I’ve always been a Star Wars fan so my first reaction to the prospect of new Star Wars movies is YAY… provided. I wasn’t a huge fan of the three prequel movies, although the SFX were fun and I thought the later Clone Wars cartoon movie was terrible. I’m desperately hoping for something better.

Please, Mister Disney, don’t rehash the old stuff. Pick up the expanded universe material and run with it, but carefully. There are some good novels among the pile of books churned out over the years. I haven’t read a great many of the novelsbecause many of them are, in my opinion, ordinary, but I have a few favourites. The first, needless to say, is absolutely anything with Grand Admiral Thrawn in it. Bring it on – the Heir to the Empire trilogy (see my thoughts on those) and then Zahn’s follow-up books – Spectre of the Past, Vision of the Future and Survivor’s Quest. Also the prequel, Outbound Flight.  Tatooine Ghost was well-written and I enjoyed Splinter of the Mind’s Eye, set in the interval between A New Hope and the Empire Strikes Back. Then there’s the X-Wing squadron books, which are numerous and very popular.

So… what do you think of this? Thumbs up, thumbs down? And which books would you like to see as movies?

Star Wars Obsession

Reading somebody’s blog recently I was reminded about my own obsession with the Star Wars universe early in the life of the series. SW and The Empire Strikes Back didn’t have the benefit of digital enhancement. The special effects guys made their props in the old fashioned way – with models and blue-screen photography. The scenes with the running Taun-tauns on Hoth were painstakingly filmed, screen by laborious screen, using stop-motion animation. (Think Wallace and Gromit), while all that amazing hardware – Luke’s landspeeder, the sandcrawler, the magnificent fleet of Star Destroyers and the wonderful ‘Executor’ were all just little models hanging in a studio, to be brought to life by these wonderful craftsmen.

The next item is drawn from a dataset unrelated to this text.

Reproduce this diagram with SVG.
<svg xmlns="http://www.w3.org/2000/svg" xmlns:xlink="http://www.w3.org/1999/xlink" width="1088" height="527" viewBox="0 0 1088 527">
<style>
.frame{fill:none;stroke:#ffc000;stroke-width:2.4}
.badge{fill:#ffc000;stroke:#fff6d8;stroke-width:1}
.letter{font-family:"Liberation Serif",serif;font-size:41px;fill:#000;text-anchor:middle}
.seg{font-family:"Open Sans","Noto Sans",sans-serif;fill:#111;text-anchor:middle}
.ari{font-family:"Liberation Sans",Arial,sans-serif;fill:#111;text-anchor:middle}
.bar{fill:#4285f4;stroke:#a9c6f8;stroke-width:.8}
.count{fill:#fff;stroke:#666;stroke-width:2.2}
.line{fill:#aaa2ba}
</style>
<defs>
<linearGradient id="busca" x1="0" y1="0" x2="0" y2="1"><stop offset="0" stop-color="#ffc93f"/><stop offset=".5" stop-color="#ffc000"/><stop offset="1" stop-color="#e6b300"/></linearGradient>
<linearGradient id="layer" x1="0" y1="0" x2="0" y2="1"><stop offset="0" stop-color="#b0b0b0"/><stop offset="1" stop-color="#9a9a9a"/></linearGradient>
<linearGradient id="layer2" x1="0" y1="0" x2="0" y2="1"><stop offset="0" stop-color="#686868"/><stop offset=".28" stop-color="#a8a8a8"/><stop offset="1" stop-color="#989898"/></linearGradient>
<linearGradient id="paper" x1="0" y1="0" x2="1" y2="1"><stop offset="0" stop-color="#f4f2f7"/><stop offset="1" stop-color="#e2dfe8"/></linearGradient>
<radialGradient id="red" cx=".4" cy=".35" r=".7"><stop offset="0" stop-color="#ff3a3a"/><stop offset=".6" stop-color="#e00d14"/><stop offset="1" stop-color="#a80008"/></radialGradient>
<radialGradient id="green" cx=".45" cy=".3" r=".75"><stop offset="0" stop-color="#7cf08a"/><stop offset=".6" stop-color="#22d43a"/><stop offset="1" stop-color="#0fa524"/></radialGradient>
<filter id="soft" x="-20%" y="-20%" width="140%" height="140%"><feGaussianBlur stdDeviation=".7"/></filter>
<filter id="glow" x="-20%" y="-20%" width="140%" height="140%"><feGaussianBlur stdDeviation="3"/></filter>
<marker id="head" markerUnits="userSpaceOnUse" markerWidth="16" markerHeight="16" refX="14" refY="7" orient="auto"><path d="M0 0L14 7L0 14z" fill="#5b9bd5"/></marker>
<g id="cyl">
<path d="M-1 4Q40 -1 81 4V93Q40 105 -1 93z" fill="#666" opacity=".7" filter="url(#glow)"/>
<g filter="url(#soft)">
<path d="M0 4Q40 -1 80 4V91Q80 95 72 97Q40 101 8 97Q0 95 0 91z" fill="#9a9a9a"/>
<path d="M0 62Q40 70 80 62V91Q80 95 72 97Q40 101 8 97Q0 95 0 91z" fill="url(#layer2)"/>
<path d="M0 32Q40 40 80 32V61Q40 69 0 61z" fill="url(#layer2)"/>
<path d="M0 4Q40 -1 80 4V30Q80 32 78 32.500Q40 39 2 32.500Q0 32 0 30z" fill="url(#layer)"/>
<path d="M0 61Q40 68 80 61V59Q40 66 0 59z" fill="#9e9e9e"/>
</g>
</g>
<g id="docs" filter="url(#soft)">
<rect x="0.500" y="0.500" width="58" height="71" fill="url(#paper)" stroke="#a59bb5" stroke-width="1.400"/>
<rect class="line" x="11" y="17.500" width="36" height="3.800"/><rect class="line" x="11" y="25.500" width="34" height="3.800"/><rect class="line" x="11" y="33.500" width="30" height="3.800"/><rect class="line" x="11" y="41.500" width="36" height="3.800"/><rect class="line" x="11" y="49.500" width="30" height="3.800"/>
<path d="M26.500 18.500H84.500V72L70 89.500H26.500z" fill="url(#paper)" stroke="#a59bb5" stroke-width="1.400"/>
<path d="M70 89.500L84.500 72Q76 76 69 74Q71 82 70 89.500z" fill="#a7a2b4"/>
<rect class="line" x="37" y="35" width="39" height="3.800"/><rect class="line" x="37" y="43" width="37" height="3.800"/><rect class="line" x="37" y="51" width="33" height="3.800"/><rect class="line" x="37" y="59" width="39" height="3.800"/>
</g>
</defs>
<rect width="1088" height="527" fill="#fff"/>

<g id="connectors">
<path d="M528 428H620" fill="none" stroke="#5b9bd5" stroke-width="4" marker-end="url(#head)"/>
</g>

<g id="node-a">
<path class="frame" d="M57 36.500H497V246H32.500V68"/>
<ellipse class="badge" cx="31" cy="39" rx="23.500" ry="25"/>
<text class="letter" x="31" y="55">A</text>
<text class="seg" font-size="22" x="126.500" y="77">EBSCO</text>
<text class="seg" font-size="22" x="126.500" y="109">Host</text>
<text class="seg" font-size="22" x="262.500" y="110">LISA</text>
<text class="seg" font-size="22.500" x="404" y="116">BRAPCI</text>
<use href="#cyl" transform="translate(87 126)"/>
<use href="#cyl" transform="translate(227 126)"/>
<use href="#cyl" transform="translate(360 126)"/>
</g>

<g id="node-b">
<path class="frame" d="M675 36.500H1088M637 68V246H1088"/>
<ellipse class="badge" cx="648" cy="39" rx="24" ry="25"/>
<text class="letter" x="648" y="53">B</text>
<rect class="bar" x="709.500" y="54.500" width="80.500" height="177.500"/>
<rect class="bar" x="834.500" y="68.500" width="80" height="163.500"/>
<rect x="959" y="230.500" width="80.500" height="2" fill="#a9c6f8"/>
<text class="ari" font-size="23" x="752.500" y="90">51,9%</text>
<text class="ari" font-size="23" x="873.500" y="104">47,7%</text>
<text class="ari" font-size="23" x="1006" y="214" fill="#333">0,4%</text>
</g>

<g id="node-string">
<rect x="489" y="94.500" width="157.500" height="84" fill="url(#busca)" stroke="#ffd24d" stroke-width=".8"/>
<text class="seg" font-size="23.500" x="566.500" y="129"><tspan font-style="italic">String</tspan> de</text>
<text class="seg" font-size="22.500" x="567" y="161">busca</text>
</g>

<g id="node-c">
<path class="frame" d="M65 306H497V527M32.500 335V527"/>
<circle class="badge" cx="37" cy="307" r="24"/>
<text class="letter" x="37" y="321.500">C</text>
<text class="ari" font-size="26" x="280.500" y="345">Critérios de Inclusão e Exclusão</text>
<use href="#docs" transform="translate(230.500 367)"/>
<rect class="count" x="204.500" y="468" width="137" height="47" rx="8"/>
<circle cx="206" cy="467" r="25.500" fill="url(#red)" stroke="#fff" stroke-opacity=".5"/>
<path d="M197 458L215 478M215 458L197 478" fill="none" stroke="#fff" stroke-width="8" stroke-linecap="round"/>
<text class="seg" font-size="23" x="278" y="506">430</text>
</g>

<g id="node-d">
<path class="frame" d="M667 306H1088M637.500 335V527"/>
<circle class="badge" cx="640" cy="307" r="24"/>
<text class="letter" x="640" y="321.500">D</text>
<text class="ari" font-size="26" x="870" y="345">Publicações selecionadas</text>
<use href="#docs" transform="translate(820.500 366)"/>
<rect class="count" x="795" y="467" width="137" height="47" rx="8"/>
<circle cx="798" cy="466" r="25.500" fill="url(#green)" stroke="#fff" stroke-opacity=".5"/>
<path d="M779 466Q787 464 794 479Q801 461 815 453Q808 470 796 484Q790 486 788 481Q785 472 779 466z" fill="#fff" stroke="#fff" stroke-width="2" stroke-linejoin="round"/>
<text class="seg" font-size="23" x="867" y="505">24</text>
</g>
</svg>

One offshoot of all this model making was, of course, the licensing of plastic model kit manufacturers such as Mattel to produce models for us afficionados to build. And build them I did, enhancing the stock models all the way. I built everything. Star destroyer, AT-AT (with tiny Luke running along beside with his grenade), X-wing, Y-wing, A-wing, B-wing, TIE fighter, Slave 1, the Imperial speeder bike…

As I built more and more, lovingly detailed to match what I saw in the movies, I started to want to build dioramas – small scenes from the movie, frozen in the act. Hence the AT-AT with Luke.

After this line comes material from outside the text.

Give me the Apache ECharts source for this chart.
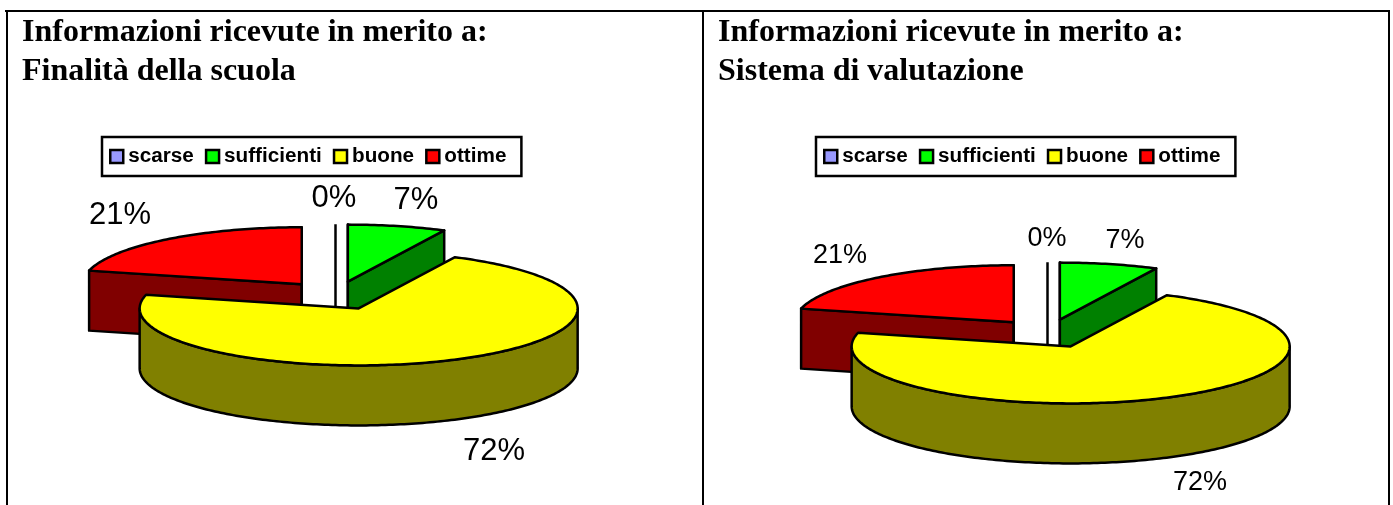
<!DOCTYPE html>
<html><head><meta charset="utf-8">
<style>html,body{margin:0;padding:0;background:#fff}#c{width:1393px;height:505px}</style>
<script src="https://cdn.jsdelivr.net/npm/echarts@6/dist/echarts.min.js"></script>
</head><body><div id="c"></div>
<script>
const categories = ['scarse', 'sufficienti', 'buone', 'ottime'];
const valuesFinalita = [0, 7.25, 71.6, 21.15];
const valuesValutazione = [0, 7.25, 71.6, 21.15];
const titleFinalita = 'Informazioni ricevute in merito a:\nFinalità della scuola';
const titleValutazione = 'Informazioni ricevute in merito a:\nSistema di valutazione';
const topColors = ['#9999ff', '#00ff00', '#ffff00', '#ff0000'];
const sideColors = ['#4c4c80', '#008000', '#808000', '#800000'];

const panels = [
  { values: valuesFinalita, cx: 335.5, cy: 295.5, rx: 219, ry: 57, depth: 60, explode: 0.25, font: 31,
    labels: [[334, 198], [416, 200], [494, 451], [120, 215]] },
  { values: valuesValutazione, cx: 1047.5, cy: 333.5, rx: 219, ry: 57, depth: 60, explode: 0.25, font: 27,
    labels: [[1047, 239], [1125, 241], [1200, 483], [840, 256]] }
];
const drawOrder = [3, 0, 1, 2];

function slicePieces(p, i) {
  const total = p.values.reduce((a, b) => a + b, 0);
  let before = 0;
  for (let k = 0; k < i; k++) before += p.values[k];
  const a0 = before / total * 360, a1 = (before + p.values[i]) / total * 360, mid = (a0 + a1) / 2;
  const rad = d => d * Math.PI / 180;
  const ox = p.cx + Math.sin(rad(mid)) * p.rx * p.explode;
  const oy = p.cy - Math.cos(rad(mid)) * p.ry * p.explode;
  const rim = d => [ox + Math.sin(rad(d)) * p.rx, oy - Math.cos(rad(d)) * p.ry];
  const down = pt => [pt[0], pt[1] + p.depth];
  const line = { stroke: '#000', lineWidth: 2.5, lineJoin: 'round' };
  const children = [];
  const poly = (pts, fill) => children.push({ type: 'polygon', shape: { points: pts }, style: Object.assign({ fill }, line) });

  if (a1 - a0 === 0) {
    children.push({ type: 'line', shape: { x1: ox, y1: oy - p.ry, x2: ox, y2: oy + p.depth }, style: line });
  } else {
    const apex = [ox, oy];
    if (a0 > 180 && a0 < 360 || a0 === 0) poly([apex, rim(a0), down(rim(a0)), down(apex)], sideColors[i]);
    if (a1 > 0 && a1 <= 180 || a1 === 360) poly([apex, rim(a1), down(rim(a1)), down(apex)], sideColors[i]);
    const s = Math.max(a0, 90), e = Math.min(a1, 270);
    if (e > s) {
      const upper = [], lower = [];
      for (let d = s; d < e; d += 1) { upper.push(rim(d)); lower.push(down(rim(d))); }
      upper.push(rim(e)); lower.push(down(rim(e)));
      poly(upper.concat(lower.reverse()), sideColors[i]);
    }
    const topPts = [apex];
    for (let d = a0; d < a1; d += 1) topPts.push(rim(d));
    topPts.push(rim(a1));
    poly(topPts, topColors[i]);
  }
  children.push({
    type: 'text',
    style: {
      x: p.labels[i][0], y: p.labels[i][1],
      text: Math.round(p.values[i] / total * 100) + '%',
      fill: '#000', font: p.font + 'px "Liberation Sans"',
      align: 'center', verticalAlign: 'middle'
    }
  });
  return { type: 'group', children };
}

const series = [];
panels.forEach(p => {
  drawOrder.forEach((i, z) => {
    series.push({
      type: 'custom', name: categories[i], coordinateSystem: 'none', silent: true, animation: false,
      z: 2 + z,
      itemStyle: { color: topColors[i] },
      data: [[p.values[i]]],
      renderItem: () => slicePieces(p, i)
    });
  });
});

const titleStyle = { fontFamily: '"Liberation Serif"', fontWeight: 'bold', fontSize: 32, lineHeight: 39, color: '#000' };
const legendBase = {
  data: categories, orient: 'horizontal', top: 137, icon: 'rect', itemWidth: 13, itemHeight: 13, itemGap: 11,
  selectedMode: false, backgroundColor: '#fff', borderColor: '#000', borderWidth: 2.5, padding: [9, 15, 9, 7],
  itemStyle: { borderColor: '#000', borderWidth: 2.5 },
  textStyle: { fontFamily: '"Liberation Sans"', fontWeight: 'bold', fontSize: 20.7, color: '#000' }
};
const rule = (x1, y1, x2, y2) => ({ type: 'line', shape: { x1, y1, x2, y2 }, style: { stroke: '#000', lineWidth: 2 }, z: 1 });

echarts.init(document.getElementById('c'), null, { renderer: 'canvas' }).setOption({
  animation: false,
  backgroundColor: '#fff',
  title: [
    { text: titleFinalita, left: 22, top: 13, padding: 0, textStyle: titleStyle },
    { text: titleValutazione, left: 718, top: 13, padding: 0, textStyle: titleStyle }
  ],
  legend: [
    Object.assign({}, legendBase, { left: 102 }),
    Object.assign({}, legendBase, { left: 816 })
  ],
  graphic: [rule(5, 11, 1390, 11), rule(7, 11, 7, 505), rule(703, 11, 703, 505), rule(1389, 11, 1389, 505)],
  series
});
</script></body></html>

The picture up there is my piece de resistance and (apart from a model of DV himself) the only one I still have in my possession.

This is the crashed snowspeeder scene from TESB, the unseen AT-AT approaching from off stage. But this is no out-of-the-box snowspeeder. Well – it is. But I ditched the crummy pilot figures and substituted figures from a kit for a WW2 German troop carrier, suitably modified with helmets, webbing over their orange jumpsuits and even a little light sabre. The speeder’s cockpit was taken from a 33: kit for a Phantom jet fighter, which I could modify so the pilots were back to back. I also detailed the visible parts of the machine’s engine.

I think the snowspeeder kit cost $15. As I built it? Including the cost of the troop carrier and Phantom kits, more like $100.

Do you have any obessions you’d like to share?